The Monk

The Monk Metaphors and Similes

"His eye dwelt with insatiable avidity upon the beauteous orb. A sensation till then unknown filled his heart with a mixture of anxiety and delight: a raging fire shot through every limb; the blood boiled in his veins, and a thousand wild wishes bewildered his imagination" (pg. 68) (metaphor)

This passage contains a number of literary devices, but central is the "raging fire" in Ambrosio's veins. This fire represents sexual desire, which, like fire, can offer sustaining warmth or can cause terrible burns.

"Her habit's long sleeve would have swept along the chords of the instrument: to prevent this inconvenience, she had drawn it above her elbow, and by this means an arm was discovered formed in the most perfect symmetry, the delicacy of whose skin might have contended with snow in whiteness" (pg. 80) (metaphor)

As Matilda plays her harp by Ambrosio's sickbed, she draws up her clothing and exposes more of her body than Ambrosio has ever seen before. He compares her skin to white snow, emphasizing her beauty as well as her purity - which may be dangerously deceptive.

"'In what have I been imprudent, Father? I have sacrificed a pebble, and saved a diamond: my death preserves a life valuable to the world, and more dear to me than my own'" (pg. 92) (metaphor)

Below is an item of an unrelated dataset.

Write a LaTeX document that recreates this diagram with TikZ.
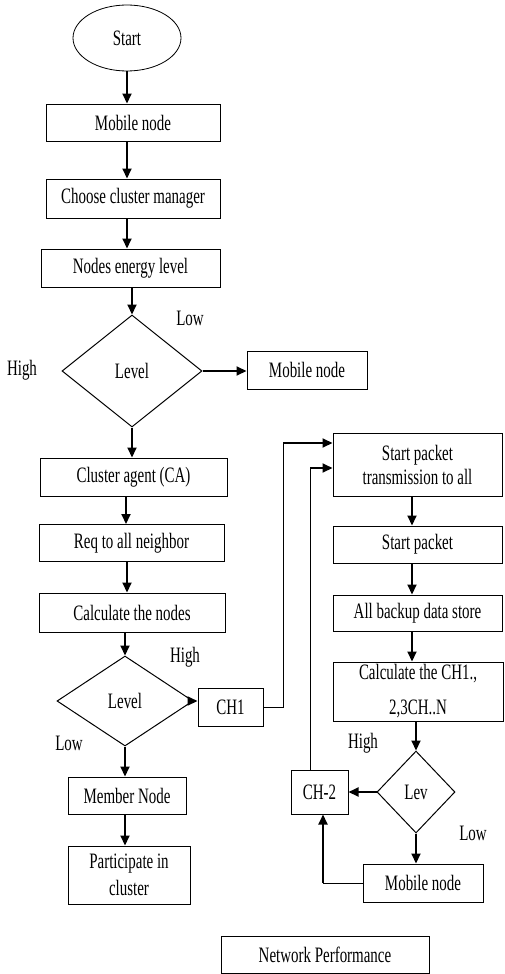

Matilda reveals that she is dying of poison - and that the poison that is killing her is the serpent venom she sucked from Ambrosio's wound. Though she saved Ambrosio, she has condemned herself to death. She lies on her deathbed luminous with joy, however, because her sacrifice has saved her beloved Ambrosio; she likens him to a valuable diamond and herself to a worthless pebble. This conveys her esteem for Ambrosio, which also flatters his ego even more.

"They had felt the sharpest darts in misfortune's quiver; those which remained appeared blunt in comparison" (pg. 428) (metaphor)

After the difficult events narrated in the novel, Raymond, Agnes, Lorenzo, and Virginia go on to live happy lives, as this quote describes. Misfortunes are compared to darts due to the pain they cause, and the protagonists have endured such terrible difficulties that anything less seems negligible in comparison.

"If you are not more cruel than wolves or tigers, take pity on my suffering" (pg. 387) (metaphor)

After the discovery of her pregnancy, Agnes is imprisoned in a tiny room in the crypts and given only bread and water to drink. Trapped in darkness, her only company is the nuns who are occasionally sent to torment her about her terrible sins. When she hears Raymond coming down the stairs, she cries out to her, beseeching her to take pity on her suffering.

Like predatory wild animals, these nuns have no sense of mercy and no pity. But in some ways the nuns are even crueler than wolves and tigers; these animals kill their victims quickly, whereas Agnes has been kept alive and her torments prolonged.